** Given data **
════════════════

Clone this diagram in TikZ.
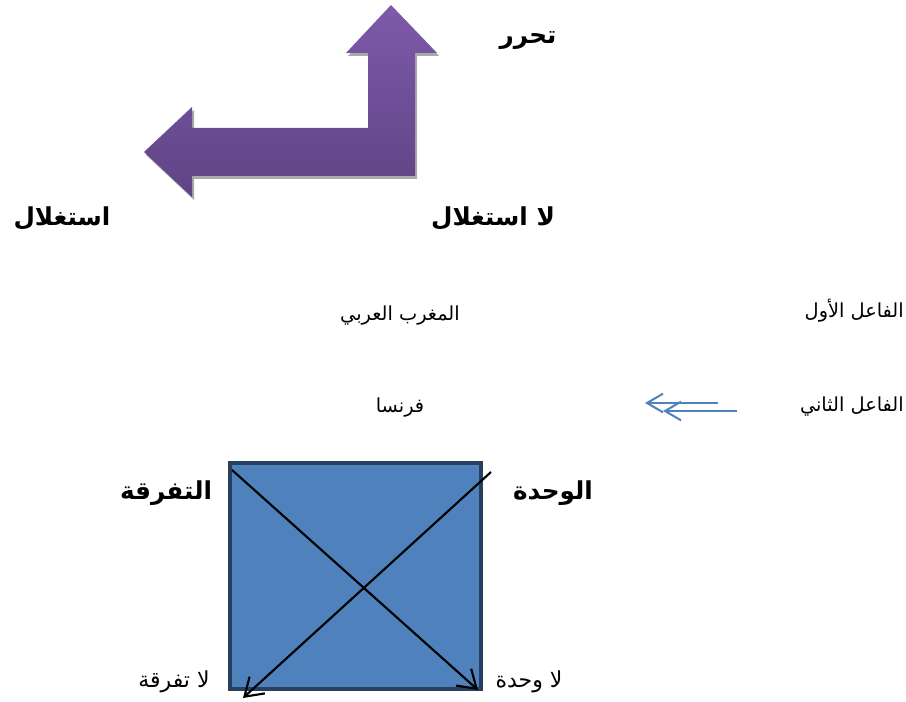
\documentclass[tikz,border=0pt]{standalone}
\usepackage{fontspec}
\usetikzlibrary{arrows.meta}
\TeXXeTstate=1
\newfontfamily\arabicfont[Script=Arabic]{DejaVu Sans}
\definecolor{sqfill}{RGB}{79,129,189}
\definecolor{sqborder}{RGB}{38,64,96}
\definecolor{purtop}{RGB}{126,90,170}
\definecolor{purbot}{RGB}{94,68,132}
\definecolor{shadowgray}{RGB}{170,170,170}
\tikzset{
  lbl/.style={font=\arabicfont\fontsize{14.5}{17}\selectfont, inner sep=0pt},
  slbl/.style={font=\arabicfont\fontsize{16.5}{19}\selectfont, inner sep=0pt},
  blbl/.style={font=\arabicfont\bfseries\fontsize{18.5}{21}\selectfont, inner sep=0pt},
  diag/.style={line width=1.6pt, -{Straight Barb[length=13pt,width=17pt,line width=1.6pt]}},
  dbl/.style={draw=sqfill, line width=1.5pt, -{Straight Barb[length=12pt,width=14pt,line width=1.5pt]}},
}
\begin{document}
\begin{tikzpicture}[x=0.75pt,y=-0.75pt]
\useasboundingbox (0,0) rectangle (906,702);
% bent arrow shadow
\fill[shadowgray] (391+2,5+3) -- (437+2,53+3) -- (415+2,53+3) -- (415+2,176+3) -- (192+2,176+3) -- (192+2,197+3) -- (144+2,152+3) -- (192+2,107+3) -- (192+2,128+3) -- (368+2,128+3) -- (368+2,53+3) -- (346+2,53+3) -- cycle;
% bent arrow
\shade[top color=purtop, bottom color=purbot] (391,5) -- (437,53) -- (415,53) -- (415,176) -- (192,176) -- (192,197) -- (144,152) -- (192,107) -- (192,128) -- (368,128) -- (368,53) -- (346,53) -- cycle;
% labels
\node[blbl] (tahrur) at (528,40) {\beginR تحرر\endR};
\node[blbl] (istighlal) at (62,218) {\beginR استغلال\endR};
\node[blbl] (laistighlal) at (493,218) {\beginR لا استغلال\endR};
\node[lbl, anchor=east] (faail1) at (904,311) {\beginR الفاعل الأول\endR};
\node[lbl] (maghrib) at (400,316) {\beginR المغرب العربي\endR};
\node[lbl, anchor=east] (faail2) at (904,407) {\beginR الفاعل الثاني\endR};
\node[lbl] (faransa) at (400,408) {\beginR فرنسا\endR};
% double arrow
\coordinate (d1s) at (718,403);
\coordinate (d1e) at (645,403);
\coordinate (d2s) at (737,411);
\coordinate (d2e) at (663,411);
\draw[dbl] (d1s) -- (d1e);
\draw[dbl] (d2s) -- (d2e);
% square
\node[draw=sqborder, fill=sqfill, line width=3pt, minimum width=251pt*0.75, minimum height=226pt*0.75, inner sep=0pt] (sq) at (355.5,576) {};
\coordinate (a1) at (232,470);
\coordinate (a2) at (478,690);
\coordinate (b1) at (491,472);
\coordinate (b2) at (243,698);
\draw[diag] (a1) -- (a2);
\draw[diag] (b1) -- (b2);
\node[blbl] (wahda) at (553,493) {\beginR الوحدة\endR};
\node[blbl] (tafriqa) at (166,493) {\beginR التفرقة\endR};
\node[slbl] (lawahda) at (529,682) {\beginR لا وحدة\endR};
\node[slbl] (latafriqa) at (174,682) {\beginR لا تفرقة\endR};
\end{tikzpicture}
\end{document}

════════════════

** Directions for this task **
Reproduce the whole listing word for word, setting aside any pictures.

** Completed exercise **
Clone this diagram in TikZ.
\documentclass[tikz,border=0pt]{standalone}
\usepackage{fontspec}
\usetikzlibrary{arrows.meta}
\TeXXeTstate=1
\newfontfamily\arabicfont[Script=Arabic]{DejaVu Sans}
\definecolor{sqfill}{RGB}{79,129,189}
\definecolor{sqborder}{RGB}{38,64,96}
\definecolor{purtop}{RGB}{126,90,170}
\definecolor{purbot}{RGB}{94,68,132}
\definecolor{shadowgray}{RGB}{170,170,170}
\tikzset{
  lbl/.style={font=\arabicfont\fontsize{14.5}{17}\selectfont, inner sep=0pt},
  slbl/.style={font=\arabicfont\fontsize{16.5}{19}\selectfont, inner sep=0pt},
  blbl/.style={font=\arabicfont\bfseries\fontsize{18.5}{21}\selectfont, inner sep=0pt},
  diag/.style={line width=1.6pt, -{Straight Barb[length=13pt,width=17pt,line width=1.6pt]}},
  dbl/.style={draw=sqfill, line width=1.5pt, -{Straight Barb[length=12pt,width=14pt,line width=1.5pt]}},
}
\begin{document}
\begin{tikzpicture}[x=0.75pt,y=-0.75pt]
\useasboundingbox (0,0) rectangle (906,702);
% bent arrow shadow
\fill[shadowgray] (391+2,5+3) -- (437+2,53+3) -- (415+2,53+3) -- (415+2,176+3) -- (192+2,176+3) -- (192+2,197+3) -- (144+2,152+3) -- (192+2,107+3) -- (192+2,128+3) -- (368+2,128+3) -- (368+2,53+3) -- (346+2,53+3) -- cycle;
% bent arrow
\shade[top color=purtop, bottom color=purbot] (391,5) -- (437,53) -- (415,53) -- (415,176) -- (192,176) -- (192,197) -- (144,152) -- (192,107) -- (192,128) -- (368,128) -- (368,53) -- (346,53) -- cycle;
% labels
\node[blbl] (tahrur) at (528,40) {\beginR تحرر\endR};
\node[blbl] (istighlal) at (62,218) {\beginR استغلال\endR};
\node[blbl] (laistighlal) at (493,218) {\beginR لا استغلال\endR};
\node[lbl, anchor=east] (faail1) at (904,311) {\beginR الفاعل الأول\endR};
\node[lbl] (maghrib) at (400,316) {\beginR المغرب العربي\endR};
\node[lbl, anchor=east] (faail2) at (904,407) {\beginR الفاعل الثاني\endR};
\node[lbl] (faransa) at (400,408) {\beginR فرنسا\endR};
% double arrow
\coordinate (d1s) at (718,403);
\coordinate (d1e) at (645,403);
\coordinate (d2s) at (737,411);
\coordinate (d2e) at (663,411);
\draw[dbl] (d1s) -- (d1e);
\draw[dbl] (d2s) -- (d2e);
% square
\node[draw=sqborder, fill=sqfill, line width=3pt, minimum width=251pt*0.75, minimum height=226pt*0.75, inner sep=0pt] (sq) at (355.5,576) {};
\coordinate (a1) at (232,470);
\coordinate (a2) at (478,690);
\coordinate (b1) at (491,472);
\coordinate (b2) at (243,698);
\draw[diag] (a1) -- (a2);
\draw[diag] (b1) -- (b2);
\node[blbl] (wahda) at (553,493) {\beginR الوحدة\endR};
\node[blbl] (tafriqa) at (166,493) {\beginR التفرقة\endR};
\node[slbl] (lawahda) at (529,682) {\beginR لا وحدة\endR};
\node[slbl] (latafriqa) at (174,682) {\beginR لا تفرقة\endR};
\end{tikzpicture}
\end{document}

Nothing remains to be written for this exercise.